You may notice I've said nothing about design - because there is no pre-design - the materials come first, and the design and decorating happen concurrently in response to the shape of the piece and how it moves and unfolds, and the preselected colour and texture range. It's unusual for me to add another glaze or colouring oxide once the actual application has begun - but it's not impossible.
So, this large pot is too big for me to hold comfortably in one hand and forearm while I paint on glaze with the other - so I stood it on a highish plinth (around eye level near the top of the pot) and can tilt it as I work if needed, and walk around it also. In this case, after glazing the inside, I poured a dark and reactive underglaze quite thinly over the exterior in a way both to cover and at the same time to achieve more nearly horizontal runs.
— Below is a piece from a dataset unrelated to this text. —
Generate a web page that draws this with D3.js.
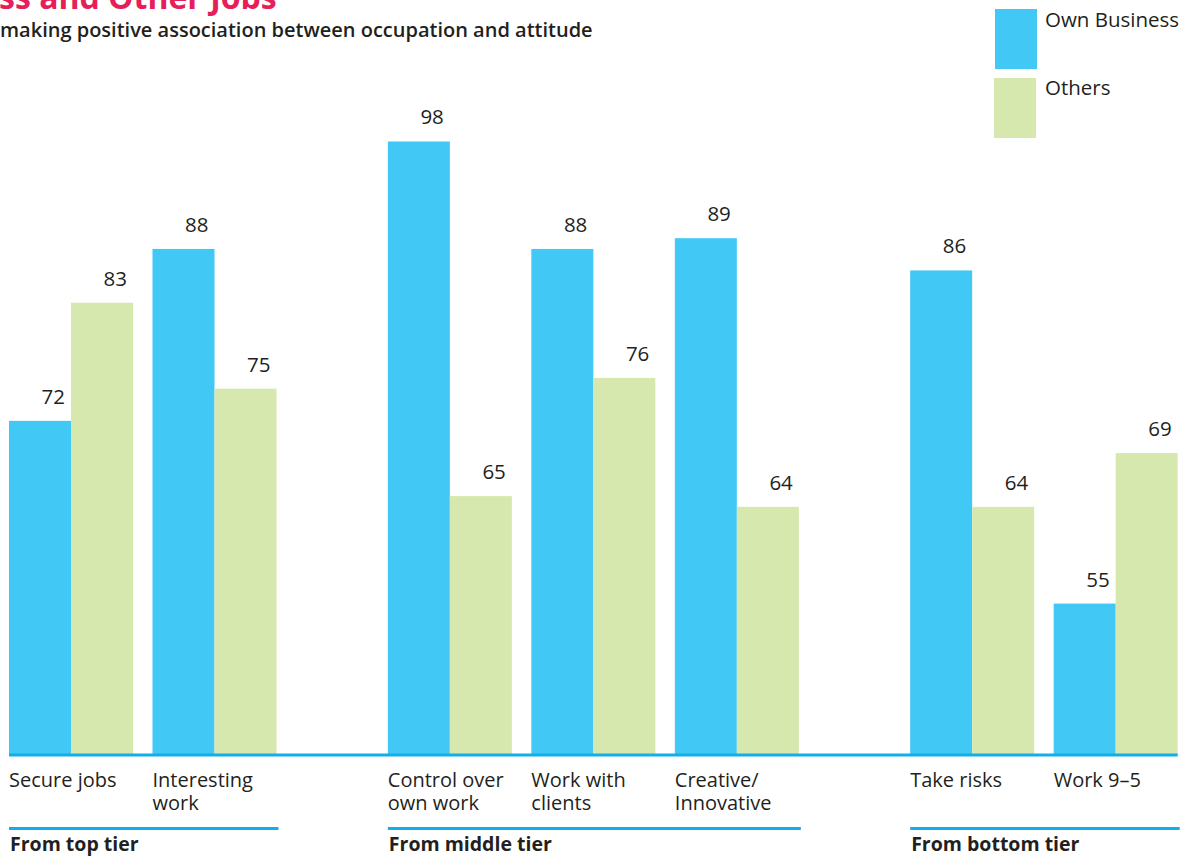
<!DOCTYPE html>
<html>
<head>
<meta charset="utf-8">
<script src="https://cdn.jsdelivr.net/npm/d3@7"></script>
<style>
  html, body { margin: 0; padding: 0; background: #fff; }
  svg { display: block; }
  text { font-family: "Open Sans", Lato, sans-serif; fill: #231f20; }
</style>
</head>
<body>
<svg id="chart" width="1193" height="857"></svg>
<script>
// ---- data ----
const categories = [
  ["Secure jobs"], ["Interesting", "work"],
  ["Control over", "own work"], ["Work with", "clients"], ["Creative/", "Innovative"],
  ["Take risks"], ["Work 9–5"]
];
const categoryGroup = [0, 0, 1, 1, 1, 2, 2];
const groups = ["From top tier", "From middle tier", "From bottom tier"];
const ownBusiness = [72, 88, 98, 88, 89, 86, 55];
const others = [83, 75, 65, 76, 64, 64, 69];
const seriesNames = ["Own Business", "Others"];
const titleText = "ss and Other Jobs";
const subtitleText = "making positive association between occupation and attitude";

// ---- styles ----
const BLUE = "#41c8f5";
const GREEN = "#d6e8ae";
const LINE = "#10aeea";
const TITLE = "#e61e5a";

const svg = d3.select("#chart");

const groupGap = 0.64;
const slot = (i) => i + categoryGroup[i] * groupGap;
const x = d3.scaleLinear().domain([0, 1]).range([9, 152.5]);
const barW = 62;
const y = d3.scaleLinear().domain([41, 100]).range([754, 120]);
const baseY = y(41);

const data = categories.map((c, i) => ({ i, label: c, own: ownBusiness[i], oth: others[i] }));

const bars = [];
data.forEach(d => {
  bars.push({ x: x(slot(d.i)), v: d.own, c: BLUE });
  bars.push({ x: x(slot(d.i)) + barW, v: d.oth, c: GREEN });
});

svg.append("g").selectAll("rect").data(bars).join("rect")
  .attr("x", d => d.x)
  .attr("width", barW)
  .attr("y", d => y(d.v))
  .attr("height", d => baseY - y(d.v))
  .attr("fill", d => d.c);

svg.append("g").selectAll("text").data(bars).join("text")
  .attr("x", d => d.x + barW - 6)
  .attr("y", d => y(d.v) - 17)
  .attr("text-anchor", "end")
  .attr("font-size", 20.5)
  .text(d => d.v);

const xEnd = x(slot(categories.length - 1)) + 2 * barW;
svg.append("rect")
  .attr("x", x(slot(0))).attr("y", baseY - 0.5)
  .attr("width", xEnd - x(slot(0))).attr("height", 3)
  .attr("fill", LINE);

// category labels, one text per line
const catLines = [];
data.forEach(d => d.label.forEach((t, k) => catLines.push({ t, k, x: x(slot(d.i)) })));
svg.append("g").selectAll("text").data(catLines).join("text")
  .attr("x", d => d.x)
  .attr("y", d => 787 + d.k * 23)
  .attr("font-size", 20)
  .text(d => d.t);

groups.forEach((g, gi) => {
  const idx = categoryGroup.map((v, i) => v === gi ? i : -1).filter(i => i >= 0);
  const x0 = x(slot(idx[0]));
  const x1 = x(slot(idx[idx.length - 1])) + 2 * barW + 2;
  svg.append("rect").attr("x", x0).attr("y", 827).attr("width", x1 - x0).attr("height", 3).attr("fill", LINE);
  svg.append("text").attr("x", x0 + 1).attr("y", 851)
    .attr("font-size", 19.5).attr("font-weight", "bold").text(g);
});

const leg = svg.append("g");
[BLUE, GREEN].forEach((c, k) => {
  leg.append("rect").attr("x", 995 - k).attr("y", 9 + k * 69).attr("width", 42).attr("height", 60).attr("fill", c);
  leg.append("text").attr("x", 1045).attr("y", 27 + k * 68).attr("font-size", 20.5).text(seriesNames[k]);
});

svg.append("text").attr("x", -1).attr("y", 9)
  .attr("font-size", 32).attr("font-weight", "bold").style("fill", TITLE).text(titleText);
svg.append("text").attr("x", 0).attr("y", 37)
  .attr("font-size", 20).attr("font-weight", 600).style("fill", "#231f20").text(subtitleText);
</script>
</body>
</html>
Then the turquoise; at this moment I decided to loosely follow the sinuosity of the pot with a band of turquoise. And loosely to continue with a kind of curving stripes, and space between to allow a line of green, and lines of (white which becomes pale blue from the underglaze). From this second photo you can see how in moving around the pot, these from being more vertical become more horizontal, something like contour lines overlaid on rock striations. In this case there was no more to do - the underglaze I felt would be sufficient to enliven and give depth and texture to the whole. Knowing also, that if I felt unsatisfied by the result, another layer or layers could be added and the pot refired - but I prefer to achieve everything in one firing if I can! There is then another decision: in the past I fired always to cone 9 stoneware, but in more recent years I have chosen to fire cone 8 instead, or even achieved cone 8.5 by firing a programme to cone 9 and manually turning off the kiln at the right moment to be at cone 8.5. Yes, it works. In this case, with recently new elements, I chose to fire direct to cone 8, knowing that in my fast firing the temperature will read around 1267 centigrade for cone 8. Then it's just a wait for the cool and the reveal.
A note on colour - A long time ago I chose to avoid using manufactured colours, and use only those which i could develop myself from basic raw materials and metal oxides. It's just another self imposed limitation, in the same way as the size of the kiln and the workability of the clay. But in my experience, the palette self developed in this way satisfies my eyes more than manufactured colours can do!